What you have to do
Make a tally of the lines in the records that include the string "this", and give only that number.

══════

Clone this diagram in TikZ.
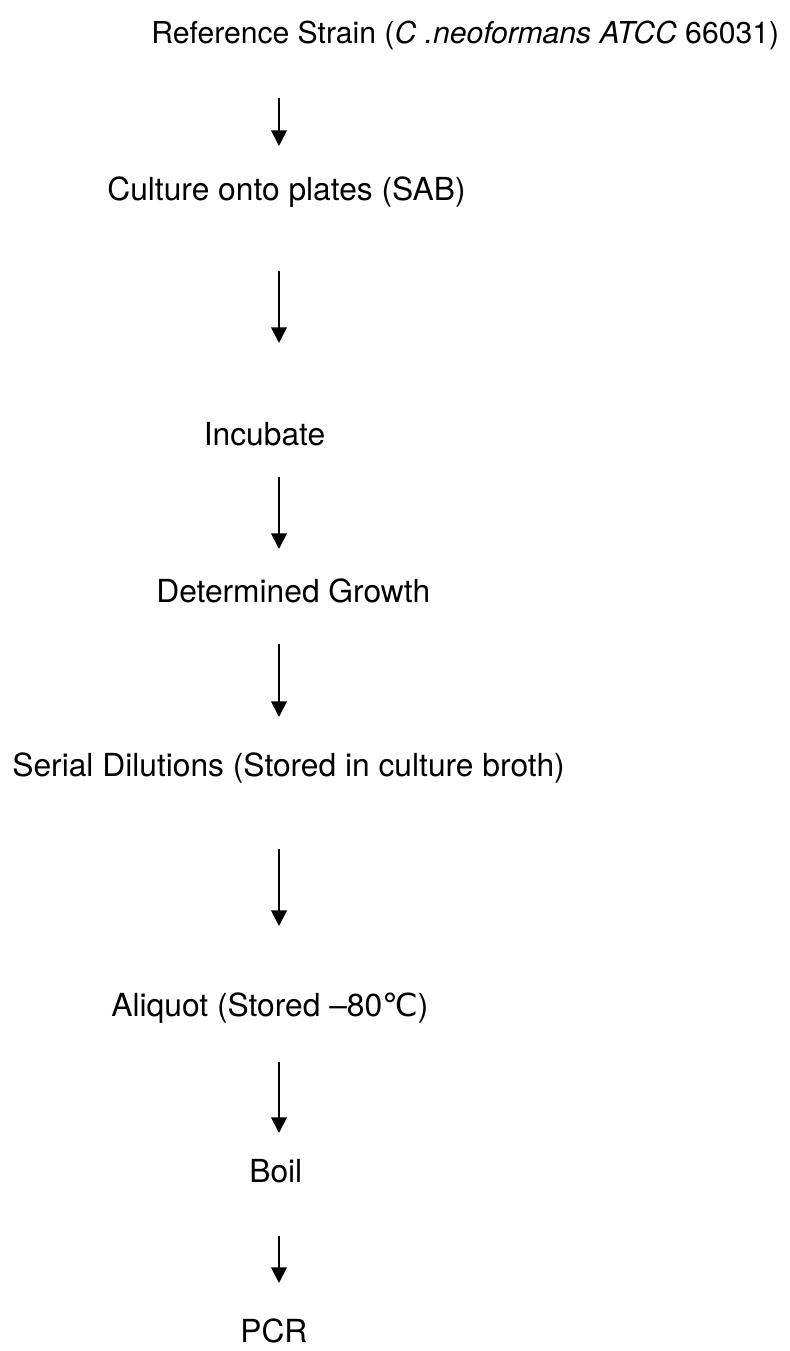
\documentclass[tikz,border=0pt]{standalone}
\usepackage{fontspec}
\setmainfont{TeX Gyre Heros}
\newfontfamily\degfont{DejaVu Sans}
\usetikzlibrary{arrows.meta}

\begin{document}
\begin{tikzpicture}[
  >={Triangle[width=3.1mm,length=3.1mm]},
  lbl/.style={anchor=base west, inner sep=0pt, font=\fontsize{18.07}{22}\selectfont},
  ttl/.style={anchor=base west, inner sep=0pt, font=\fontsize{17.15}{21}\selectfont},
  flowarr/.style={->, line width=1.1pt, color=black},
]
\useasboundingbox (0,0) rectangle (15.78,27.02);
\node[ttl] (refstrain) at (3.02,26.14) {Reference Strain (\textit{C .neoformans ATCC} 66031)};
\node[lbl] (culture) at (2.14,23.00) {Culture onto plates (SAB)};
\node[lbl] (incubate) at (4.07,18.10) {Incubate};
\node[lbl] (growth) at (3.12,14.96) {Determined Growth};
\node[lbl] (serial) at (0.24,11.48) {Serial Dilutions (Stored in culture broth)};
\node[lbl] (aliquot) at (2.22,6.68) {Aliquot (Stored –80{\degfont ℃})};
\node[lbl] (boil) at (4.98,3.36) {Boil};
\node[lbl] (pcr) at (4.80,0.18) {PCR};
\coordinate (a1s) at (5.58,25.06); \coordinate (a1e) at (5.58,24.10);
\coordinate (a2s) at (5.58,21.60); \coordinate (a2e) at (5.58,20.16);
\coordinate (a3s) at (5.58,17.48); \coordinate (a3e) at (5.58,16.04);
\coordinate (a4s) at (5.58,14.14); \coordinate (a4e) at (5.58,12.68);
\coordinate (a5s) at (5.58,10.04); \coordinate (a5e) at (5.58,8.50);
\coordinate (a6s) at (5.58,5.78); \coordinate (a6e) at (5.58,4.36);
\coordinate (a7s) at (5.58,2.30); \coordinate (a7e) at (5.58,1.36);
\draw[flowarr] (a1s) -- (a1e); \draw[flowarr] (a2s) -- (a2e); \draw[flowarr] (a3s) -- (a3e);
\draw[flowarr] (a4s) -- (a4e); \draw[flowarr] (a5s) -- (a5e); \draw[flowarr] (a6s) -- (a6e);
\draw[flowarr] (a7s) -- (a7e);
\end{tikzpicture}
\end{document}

══════

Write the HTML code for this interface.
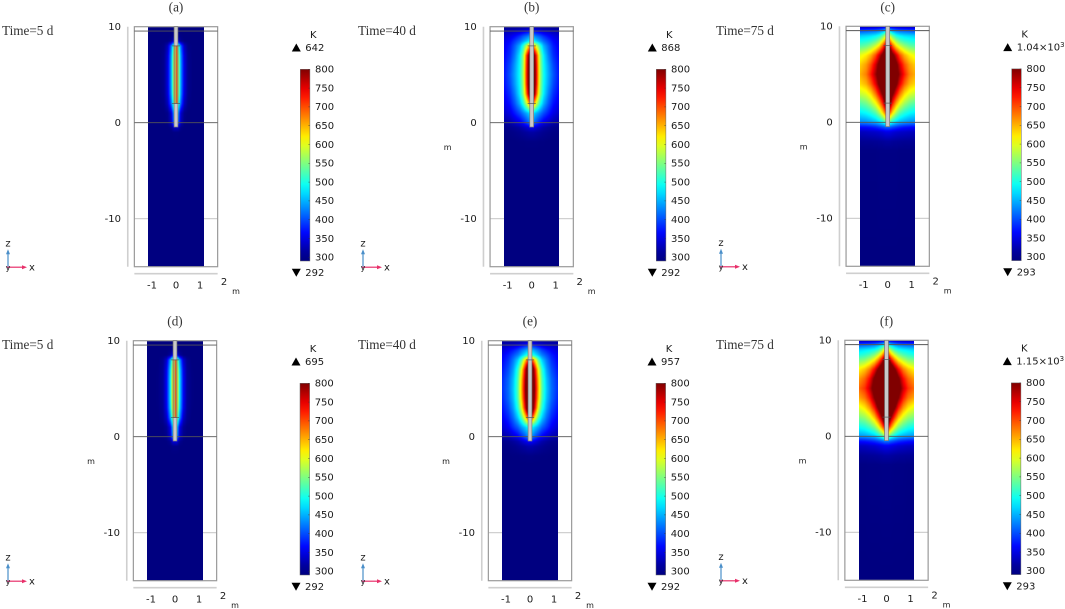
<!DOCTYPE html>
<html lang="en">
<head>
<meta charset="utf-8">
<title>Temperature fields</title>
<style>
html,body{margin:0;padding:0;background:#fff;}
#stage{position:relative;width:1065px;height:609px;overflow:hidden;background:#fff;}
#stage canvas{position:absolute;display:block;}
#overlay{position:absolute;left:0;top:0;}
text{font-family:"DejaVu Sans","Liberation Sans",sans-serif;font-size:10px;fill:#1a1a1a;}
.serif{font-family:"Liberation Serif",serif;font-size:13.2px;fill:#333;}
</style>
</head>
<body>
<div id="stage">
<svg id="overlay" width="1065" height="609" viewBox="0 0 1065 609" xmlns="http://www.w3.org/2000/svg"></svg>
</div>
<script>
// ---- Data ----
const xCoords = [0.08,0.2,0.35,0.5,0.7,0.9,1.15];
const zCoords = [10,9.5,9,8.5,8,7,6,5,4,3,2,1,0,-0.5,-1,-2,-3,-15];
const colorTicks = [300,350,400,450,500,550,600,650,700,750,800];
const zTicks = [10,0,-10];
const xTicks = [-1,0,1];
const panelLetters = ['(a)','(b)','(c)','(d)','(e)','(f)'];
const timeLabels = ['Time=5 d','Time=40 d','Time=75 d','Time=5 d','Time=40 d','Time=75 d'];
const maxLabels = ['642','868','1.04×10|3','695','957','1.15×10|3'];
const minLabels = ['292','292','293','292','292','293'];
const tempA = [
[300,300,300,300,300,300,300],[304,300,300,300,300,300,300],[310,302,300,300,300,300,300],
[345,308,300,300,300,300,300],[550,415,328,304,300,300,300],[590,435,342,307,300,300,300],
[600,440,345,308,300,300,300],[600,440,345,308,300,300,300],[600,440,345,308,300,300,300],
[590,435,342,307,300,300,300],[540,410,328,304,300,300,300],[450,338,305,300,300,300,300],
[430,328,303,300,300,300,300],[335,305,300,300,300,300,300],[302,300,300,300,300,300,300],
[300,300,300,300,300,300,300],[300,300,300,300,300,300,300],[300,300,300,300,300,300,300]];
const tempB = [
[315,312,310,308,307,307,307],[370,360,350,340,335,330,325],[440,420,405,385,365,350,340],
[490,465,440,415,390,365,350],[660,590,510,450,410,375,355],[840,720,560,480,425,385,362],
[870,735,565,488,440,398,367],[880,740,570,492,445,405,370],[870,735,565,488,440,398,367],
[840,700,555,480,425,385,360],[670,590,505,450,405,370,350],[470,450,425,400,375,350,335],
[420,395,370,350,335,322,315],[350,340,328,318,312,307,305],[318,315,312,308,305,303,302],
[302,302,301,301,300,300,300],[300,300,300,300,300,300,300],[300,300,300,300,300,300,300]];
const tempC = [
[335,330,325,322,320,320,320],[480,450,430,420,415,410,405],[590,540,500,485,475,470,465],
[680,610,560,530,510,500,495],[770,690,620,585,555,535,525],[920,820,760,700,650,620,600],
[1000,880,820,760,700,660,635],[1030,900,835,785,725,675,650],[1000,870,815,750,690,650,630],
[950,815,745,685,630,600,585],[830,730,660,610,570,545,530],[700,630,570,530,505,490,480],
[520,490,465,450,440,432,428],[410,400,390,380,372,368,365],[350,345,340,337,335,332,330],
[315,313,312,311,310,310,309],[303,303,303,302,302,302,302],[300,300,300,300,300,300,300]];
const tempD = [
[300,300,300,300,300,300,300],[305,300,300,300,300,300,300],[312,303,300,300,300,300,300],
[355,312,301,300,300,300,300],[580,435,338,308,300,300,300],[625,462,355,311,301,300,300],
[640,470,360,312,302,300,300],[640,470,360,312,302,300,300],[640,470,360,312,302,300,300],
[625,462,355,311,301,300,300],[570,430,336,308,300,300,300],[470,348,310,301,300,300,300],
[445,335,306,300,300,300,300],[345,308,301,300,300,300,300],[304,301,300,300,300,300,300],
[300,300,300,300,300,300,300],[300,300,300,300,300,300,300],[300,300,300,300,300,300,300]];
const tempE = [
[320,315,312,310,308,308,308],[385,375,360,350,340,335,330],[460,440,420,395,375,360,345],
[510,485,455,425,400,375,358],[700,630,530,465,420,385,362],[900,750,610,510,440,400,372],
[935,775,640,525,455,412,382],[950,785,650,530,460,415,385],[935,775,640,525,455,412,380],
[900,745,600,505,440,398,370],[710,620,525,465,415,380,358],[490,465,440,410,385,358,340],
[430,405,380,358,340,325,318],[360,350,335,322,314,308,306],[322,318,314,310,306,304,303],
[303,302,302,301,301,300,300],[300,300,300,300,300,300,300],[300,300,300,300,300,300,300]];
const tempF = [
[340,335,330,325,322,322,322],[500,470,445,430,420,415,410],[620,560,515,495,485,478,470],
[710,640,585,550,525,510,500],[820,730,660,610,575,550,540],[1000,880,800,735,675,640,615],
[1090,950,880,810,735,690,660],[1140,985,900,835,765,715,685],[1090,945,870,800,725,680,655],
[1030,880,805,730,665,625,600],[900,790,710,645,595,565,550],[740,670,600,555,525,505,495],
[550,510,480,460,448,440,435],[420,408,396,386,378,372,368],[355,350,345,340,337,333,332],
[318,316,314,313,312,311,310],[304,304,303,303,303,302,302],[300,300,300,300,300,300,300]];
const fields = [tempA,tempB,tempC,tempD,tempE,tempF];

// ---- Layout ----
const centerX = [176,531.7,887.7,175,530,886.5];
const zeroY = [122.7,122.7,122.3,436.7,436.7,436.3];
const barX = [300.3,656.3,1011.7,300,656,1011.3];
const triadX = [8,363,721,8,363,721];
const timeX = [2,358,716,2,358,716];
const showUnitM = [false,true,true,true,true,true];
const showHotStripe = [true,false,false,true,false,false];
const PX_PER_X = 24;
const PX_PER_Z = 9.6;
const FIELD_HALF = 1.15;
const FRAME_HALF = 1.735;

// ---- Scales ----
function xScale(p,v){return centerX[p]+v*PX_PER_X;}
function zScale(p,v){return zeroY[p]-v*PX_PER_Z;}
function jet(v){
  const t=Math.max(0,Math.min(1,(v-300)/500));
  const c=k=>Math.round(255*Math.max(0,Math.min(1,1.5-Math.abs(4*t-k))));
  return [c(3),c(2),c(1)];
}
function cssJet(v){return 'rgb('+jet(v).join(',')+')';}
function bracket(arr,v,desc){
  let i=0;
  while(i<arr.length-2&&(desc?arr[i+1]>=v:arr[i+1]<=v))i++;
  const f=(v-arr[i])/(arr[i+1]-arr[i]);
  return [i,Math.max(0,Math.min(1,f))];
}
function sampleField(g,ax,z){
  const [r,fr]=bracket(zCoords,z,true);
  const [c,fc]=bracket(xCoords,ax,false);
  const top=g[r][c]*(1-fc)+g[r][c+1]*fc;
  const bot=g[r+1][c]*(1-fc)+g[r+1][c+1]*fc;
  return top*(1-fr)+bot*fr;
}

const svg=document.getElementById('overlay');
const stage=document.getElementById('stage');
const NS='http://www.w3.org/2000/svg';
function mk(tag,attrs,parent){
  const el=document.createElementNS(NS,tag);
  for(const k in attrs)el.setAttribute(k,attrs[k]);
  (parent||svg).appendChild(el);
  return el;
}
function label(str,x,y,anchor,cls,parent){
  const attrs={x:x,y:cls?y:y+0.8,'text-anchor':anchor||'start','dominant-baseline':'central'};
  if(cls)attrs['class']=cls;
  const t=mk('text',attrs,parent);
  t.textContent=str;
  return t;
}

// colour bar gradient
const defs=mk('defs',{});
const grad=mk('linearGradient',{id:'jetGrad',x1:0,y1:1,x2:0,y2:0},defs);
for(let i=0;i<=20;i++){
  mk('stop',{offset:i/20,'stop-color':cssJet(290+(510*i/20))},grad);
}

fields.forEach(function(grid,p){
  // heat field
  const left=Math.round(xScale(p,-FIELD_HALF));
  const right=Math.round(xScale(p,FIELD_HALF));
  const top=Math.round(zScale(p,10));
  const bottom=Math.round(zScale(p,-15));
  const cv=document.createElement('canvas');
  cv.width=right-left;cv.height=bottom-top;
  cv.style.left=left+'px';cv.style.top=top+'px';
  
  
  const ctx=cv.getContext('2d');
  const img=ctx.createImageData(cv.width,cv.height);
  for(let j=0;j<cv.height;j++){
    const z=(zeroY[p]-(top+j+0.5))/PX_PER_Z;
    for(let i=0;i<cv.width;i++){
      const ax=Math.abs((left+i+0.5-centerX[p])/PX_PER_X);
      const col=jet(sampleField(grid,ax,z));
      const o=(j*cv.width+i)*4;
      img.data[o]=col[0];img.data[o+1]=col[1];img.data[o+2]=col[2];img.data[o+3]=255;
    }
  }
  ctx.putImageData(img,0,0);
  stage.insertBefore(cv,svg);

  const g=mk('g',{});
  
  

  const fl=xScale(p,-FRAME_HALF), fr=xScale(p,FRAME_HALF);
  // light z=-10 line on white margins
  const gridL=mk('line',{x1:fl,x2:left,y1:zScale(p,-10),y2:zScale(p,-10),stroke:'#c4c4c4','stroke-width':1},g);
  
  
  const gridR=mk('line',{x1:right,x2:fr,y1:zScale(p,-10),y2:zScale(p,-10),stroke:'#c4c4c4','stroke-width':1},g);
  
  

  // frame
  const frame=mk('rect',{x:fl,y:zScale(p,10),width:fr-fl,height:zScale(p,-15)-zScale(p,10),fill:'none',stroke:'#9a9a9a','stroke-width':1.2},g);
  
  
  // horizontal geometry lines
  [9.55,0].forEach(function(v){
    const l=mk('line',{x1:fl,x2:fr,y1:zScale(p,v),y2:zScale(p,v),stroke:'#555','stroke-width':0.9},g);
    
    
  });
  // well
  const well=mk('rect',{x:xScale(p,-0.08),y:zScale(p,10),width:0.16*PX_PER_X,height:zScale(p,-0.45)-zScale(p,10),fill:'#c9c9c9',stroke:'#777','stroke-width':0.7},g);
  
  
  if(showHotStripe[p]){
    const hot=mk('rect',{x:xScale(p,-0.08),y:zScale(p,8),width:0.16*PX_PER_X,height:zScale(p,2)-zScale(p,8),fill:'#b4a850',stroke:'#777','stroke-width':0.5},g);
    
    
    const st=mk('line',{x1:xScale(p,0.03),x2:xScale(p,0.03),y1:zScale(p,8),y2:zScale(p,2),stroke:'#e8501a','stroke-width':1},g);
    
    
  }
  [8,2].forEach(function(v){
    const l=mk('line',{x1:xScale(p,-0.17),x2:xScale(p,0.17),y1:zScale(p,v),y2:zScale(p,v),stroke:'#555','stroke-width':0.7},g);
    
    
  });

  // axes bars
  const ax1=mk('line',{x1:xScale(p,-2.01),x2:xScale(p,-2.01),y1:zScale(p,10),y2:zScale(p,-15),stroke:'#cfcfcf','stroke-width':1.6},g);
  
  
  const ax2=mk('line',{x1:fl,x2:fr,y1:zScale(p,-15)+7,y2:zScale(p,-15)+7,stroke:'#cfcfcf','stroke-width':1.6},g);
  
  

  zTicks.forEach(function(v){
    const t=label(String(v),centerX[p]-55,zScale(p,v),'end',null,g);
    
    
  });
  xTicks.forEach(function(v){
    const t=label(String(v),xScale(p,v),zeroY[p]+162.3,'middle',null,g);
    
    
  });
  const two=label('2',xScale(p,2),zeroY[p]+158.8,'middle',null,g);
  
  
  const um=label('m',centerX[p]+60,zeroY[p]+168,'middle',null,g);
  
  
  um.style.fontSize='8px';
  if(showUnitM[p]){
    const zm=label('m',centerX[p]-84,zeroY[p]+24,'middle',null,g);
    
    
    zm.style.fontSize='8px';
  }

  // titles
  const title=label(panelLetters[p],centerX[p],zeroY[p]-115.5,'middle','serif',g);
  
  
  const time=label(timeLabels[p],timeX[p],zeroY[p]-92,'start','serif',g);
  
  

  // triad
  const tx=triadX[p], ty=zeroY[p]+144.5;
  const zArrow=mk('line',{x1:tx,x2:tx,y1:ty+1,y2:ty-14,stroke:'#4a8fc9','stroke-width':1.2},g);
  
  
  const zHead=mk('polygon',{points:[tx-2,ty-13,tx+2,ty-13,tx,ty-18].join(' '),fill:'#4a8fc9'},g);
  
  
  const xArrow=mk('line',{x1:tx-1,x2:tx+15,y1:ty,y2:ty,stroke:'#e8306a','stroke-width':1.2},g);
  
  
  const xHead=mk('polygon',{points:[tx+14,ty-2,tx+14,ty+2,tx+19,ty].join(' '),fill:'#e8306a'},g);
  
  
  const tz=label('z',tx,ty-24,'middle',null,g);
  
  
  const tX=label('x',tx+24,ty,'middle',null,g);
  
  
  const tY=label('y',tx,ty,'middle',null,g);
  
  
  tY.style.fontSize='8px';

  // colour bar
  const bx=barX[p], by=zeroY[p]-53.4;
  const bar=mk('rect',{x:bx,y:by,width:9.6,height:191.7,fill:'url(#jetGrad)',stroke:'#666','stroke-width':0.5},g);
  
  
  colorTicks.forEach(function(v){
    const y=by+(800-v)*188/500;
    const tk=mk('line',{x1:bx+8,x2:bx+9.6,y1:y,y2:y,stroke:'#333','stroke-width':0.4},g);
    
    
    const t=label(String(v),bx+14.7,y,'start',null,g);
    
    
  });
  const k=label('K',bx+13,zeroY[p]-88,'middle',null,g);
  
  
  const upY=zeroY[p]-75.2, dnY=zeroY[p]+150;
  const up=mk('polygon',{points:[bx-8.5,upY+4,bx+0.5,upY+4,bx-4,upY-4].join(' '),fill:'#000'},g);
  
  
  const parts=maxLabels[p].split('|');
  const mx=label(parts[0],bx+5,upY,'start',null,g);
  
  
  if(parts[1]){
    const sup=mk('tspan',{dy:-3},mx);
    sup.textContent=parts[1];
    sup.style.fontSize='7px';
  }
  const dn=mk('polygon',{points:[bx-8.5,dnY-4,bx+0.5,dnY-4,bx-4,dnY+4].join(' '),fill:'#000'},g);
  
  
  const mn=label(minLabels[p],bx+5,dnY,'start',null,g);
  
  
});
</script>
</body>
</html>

══════

Written answer
2